いささめに読書記録をひとしずく

お勧めの書籍や論文を紹介して参ります。

おじいちゃんといっしょドラッカー講座朱夏の陽炎

チャールズ・ベルリッツ著「ベルリッツの世界言葉百科」(新潮社)

本書は言語を軸にまとめたトリビア集の本である。
たとえばこんなエピソード。


第二次大戦中、ナチスドイツの手に落ちたヨーロッパを解放するために、アメリカ軍は秘密訓練を開始した。訓練参加者は、秘密訓練の内容は無論、訓練に参加していることも秘密であることを徹底された。秘密を漏らした者は軍法会議に処せられた。

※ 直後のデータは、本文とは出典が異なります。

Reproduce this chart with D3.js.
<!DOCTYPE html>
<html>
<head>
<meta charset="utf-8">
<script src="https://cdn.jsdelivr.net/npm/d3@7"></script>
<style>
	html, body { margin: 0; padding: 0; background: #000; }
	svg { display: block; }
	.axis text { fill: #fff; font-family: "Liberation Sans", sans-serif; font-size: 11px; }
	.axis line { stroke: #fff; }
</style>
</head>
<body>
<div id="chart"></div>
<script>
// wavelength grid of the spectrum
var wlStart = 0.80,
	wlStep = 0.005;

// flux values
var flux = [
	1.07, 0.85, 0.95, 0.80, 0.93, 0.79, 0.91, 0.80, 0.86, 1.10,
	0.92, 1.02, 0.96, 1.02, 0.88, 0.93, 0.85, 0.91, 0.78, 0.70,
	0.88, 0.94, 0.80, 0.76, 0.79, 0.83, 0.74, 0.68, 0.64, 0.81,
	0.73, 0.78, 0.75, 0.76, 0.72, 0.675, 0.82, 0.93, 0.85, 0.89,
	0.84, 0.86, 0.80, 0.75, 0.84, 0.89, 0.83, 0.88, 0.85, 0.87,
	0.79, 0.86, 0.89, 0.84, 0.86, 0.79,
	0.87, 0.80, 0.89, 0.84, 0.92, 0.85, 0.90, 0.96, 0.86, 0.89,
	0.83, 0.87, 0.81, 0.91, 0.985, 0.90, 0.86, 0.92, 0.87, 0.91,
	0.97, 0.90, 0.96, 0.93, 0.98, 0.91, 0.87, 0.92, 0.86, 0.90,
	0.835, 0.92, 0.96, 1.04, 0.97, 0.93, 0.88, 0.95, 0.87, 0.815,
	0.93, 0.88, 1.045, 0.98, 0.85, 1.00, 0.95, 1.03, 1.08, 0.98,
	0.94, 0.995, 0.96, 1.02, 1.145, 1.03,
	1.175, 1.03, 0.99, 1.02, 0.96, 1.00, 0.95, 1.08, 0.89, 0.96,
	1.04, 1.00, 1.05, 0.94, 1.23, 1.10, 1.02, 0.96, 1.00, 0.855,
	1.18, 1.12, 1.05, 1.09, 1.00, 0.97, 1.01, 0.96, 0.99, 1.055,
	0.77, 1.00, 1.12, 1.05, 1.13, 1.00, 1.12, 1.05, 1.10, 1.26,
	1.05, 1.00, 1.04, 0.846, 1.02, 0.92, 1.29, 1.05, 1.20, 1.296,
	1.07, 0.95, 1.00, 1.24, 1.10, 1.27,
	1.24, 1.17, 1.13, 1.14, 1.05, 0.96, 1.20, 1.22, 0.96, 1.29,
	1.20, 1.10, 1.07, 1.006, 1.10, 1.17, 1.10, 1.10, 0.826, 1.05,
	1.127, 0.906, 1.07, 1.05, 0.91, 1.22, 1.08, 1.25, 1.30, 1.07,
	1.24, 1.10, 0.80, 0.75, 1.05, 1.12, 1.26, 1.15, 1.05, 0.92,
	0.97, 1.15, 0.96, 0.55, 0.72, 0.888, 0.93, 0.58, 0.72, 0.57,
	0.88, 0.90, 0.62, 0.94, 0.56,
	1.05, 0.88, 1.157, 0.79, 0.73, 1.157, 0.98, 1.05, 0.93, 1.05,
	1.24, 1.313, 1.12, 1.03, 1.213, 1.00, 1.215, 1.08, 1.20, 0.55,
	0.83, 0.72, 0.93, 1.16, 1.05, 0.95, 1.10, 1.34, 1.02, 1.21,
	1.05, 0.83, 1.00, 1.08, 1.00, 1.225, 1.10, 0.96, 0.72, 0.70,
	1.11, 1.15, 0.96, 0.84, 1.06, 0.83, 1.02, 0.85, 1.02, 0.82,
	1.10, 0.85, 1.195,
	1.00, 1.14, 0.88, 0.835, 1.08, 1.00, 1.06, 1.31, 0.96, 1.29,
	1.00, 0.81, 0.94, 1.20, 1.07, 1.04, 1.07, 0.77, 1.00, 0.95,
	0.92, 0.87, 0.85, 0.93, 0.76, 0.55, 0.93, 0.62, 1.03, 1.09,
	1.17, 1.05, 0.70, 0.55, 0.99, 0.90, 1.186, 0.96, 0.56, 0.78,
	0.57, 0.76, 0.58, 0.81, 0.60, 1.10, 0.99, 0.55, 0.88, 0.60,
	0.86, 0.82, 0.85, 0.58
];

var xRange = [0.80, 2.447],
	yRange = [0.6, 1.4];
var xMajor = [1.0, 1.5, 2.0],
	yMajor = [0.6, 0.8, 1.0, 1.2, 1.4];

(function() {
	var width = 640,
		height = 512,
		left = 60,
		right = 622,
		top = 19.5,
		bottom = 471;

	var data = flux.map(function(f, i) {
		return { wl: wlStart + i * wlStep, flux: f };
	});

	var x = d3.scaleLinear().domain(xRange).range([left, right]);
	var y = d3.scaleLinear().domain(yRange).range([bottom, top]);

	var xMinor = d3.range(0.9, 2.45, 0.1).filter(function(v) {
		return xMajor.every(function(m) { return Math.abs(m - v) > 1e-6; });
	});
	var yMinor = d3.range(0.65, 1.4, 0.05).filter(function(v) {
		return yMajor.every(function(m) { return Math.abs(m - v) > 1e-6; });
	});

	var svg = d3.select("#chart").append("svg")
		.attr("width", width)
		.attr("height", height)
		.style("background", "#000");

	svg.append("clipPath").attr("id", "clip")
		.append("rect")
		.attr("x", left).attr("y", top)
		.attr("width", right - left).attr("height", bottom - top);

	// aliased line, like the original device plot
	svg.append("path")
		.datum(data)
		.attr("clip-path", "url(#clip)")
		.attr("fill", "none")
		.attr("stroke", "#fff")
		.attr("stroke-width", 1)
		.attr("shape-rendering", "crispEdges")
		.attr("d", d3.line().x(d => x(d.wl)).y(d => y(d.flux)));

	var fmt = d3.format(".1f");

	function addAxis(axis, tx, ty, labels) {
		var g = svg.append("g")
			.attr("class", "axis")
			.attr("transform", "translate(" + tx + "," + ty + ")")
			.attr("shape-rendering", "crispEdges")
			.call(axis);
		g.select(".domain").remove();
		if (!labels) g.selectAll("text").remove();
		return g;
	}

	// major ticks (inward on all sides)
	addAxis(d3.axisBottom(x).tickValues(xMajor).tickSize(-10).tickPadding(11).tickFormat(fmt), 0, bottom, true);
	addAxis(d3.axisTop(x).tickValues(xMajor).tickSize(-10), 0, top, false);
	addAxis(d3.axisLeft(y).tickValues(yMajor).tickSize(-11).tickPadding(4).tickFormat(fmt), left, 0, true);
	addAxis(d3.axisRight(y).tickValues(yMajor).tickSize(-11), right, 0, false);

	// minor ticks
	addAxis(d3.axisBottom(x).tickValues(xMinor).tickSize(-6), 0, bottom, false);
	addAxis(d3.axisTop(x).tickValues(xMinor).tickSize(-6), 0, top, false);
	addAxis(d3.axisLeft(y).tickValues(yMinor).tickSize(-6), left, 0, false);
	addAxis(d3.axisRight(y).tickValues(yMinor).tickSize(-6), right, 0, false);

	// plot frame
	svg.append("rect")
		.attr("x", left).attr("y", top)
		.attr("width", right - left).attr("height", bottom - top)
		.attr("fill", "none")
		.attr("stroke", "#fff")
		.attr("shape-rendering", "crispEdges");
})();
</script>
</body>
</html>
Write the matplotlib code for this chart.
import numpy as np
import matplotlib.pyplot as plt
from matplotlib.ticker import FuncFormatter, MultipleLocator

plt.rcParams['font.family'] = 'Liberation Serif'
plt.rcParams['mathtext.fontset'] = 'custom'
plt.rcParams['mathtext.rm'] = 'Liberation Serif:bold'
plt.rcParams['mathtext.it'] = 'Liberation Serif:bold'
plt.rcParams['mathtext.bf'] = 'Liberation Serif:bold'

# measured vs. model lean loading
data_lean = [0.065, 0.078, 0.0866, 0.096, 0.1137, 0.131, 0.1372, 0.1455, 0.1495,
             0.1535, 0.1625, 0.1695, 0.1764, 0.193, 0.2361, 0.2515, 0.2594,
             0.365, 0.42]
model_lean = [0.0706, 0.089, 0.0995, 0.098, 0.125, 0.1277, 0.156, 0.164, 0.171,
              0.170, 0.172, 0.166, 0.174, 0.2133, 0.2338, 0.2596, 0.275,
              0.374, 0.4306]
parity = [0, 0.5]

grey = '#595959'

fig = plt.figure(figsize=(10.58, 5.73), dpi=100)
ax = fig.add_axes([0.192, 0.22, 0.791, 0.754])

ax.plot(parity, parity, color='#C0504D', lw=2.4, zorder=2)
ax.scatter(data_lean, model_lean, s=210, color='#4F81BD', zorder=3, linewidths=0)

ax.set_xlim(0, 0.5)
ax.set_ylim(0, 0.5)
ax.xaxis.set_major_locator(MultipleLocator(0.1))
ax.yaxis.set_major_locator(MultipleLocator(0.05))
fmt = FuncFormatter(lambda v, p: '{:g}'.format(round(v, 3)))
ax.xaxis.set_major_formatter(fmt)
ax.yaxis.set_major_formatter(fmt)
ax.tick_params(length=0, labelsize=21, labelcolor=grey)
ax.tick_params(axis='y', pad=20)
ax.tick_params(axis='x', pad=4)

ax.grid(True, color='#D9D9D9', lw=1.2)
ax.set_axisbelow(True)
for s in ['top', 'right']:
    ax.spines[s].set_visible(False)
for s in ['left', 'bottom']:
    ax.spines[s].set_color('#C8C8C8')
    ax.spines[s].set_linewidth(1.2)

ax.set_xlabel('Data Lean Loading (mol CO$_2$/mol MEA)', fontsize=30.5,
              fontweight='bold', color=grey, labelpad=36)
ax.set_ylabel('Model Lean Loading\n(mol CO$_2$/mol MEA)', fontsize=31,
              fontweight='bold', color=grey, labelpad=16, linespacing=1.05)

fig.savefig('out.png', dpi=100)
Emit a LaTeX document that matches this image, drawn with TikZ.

秘密訓練の参加者はボストン近郊に集められ、ノルウェー語の学習とスキーの訓練が義務づけられた。上陸作戦の予定地の言語は無論、雪の降りしきる大地に上陸するにはスキーの技術が欠かせなかったからだ。当然ながら、ノルウェー語の学習もスキー訓練も極秘だ。

極秘訓練を施された兵士達は、慣れ親しんだ装備を手に船に乗り込んだ。いつ乗り込んだか、どの船に乗り込んだか、そして、誰が船に乗り込んだかも完全に秘密。船が大西洋を西から東へ航海していることなど最重要機密だ。

大西洋を横断した船は、秘密訓練の成果を存分に発揮した。
夏のチュニジアに到着した船から下りた兵士達は夏の砂漠での戦いで秘密訓練の成果を発揮した。

その間、ナチスの精鋭部隊はノルウェー西崖に配備されたままだった。
秘密訓練の内容をナチスのスパイは掴んでいた。
だからこそチュニジア上陸作戦は成功したのである。